Fianna Fáil TD Barry Cowen said the poor turnout was not reflective of the grave homelessness situation.
Sinn Féin TD Imelda Munster was emotional as she spoke of meeting a homeless teenager last Friday on O’Connell Street. “I was with my daughter. We walked past and stopped. I took money out and told my daughter to go back to give it to the chap and tell him to get soup and a sandwich to warm himself up. When my daughter came back she said ‘Mam, he was crying’,” Ms Munster said.
“He felt that no one gave a damn about him. I want the Minister to think about those children over Christmas, and about every single person who is waiting to be housed by the State.”
Mr Murphy insisted every rough sleeper would have a bed this Christmas as they were the most vulnerable people in the housing and homelessness crisis. He added the beds would be available over the course of the year, not just at Christmas.
“It is a serious challenge. We know that new homes are the answer, and that new homes are being built, but we will not be able to solve the crisis until they are built. That will take more time.
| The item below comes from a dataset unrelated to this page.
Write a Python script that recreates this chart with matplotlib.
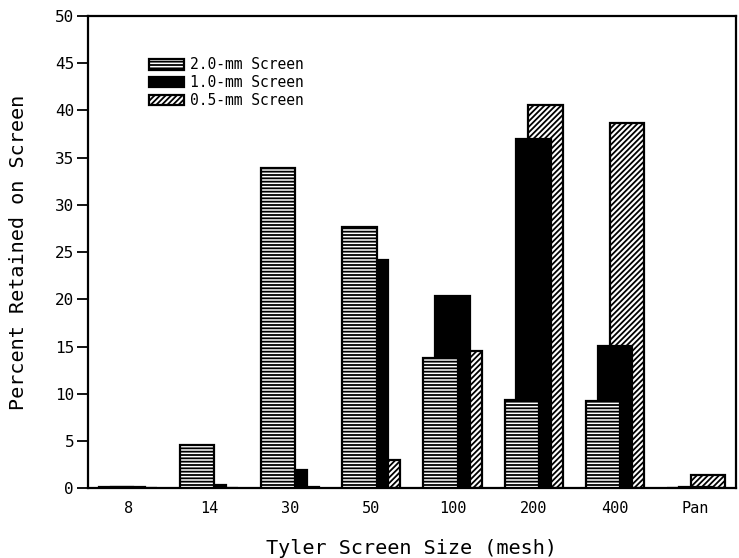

“Until those houses are built, we will treat every family and child with the utmost of care until we can get them into new homes – forever homes, as people call them. That is our ambition, and what the Government is working to achieve.”
Fianna Fáil’s Pat Casey TD said his family’s hotel in Glendalough, Co Wicklow, was being used by the Dublin local authorities because there were no homes available. Families begin arriving in the late afternoon after picking up their children from school.
“Eventually, having no choice but to pick my hotel some 50km from their home city, the family – mother and father and two primary school-going children – arrive tired, anxious and a little embarrassed about arriving not as tourists but economic refugees.
“The team at the hotel makes every effort to welcome these guests while at the same time realising that this is not why they pay their taxes. These families should not be forced to endure this.”
The family and staff made every effort to pretend the situation was normal but the following morning parents were tasked with making the journey back to Dublin. “Our hotel has accommodated families for up to three to five days in a row. Each day the same process is undergone, and there is the same humiliation and struggle.”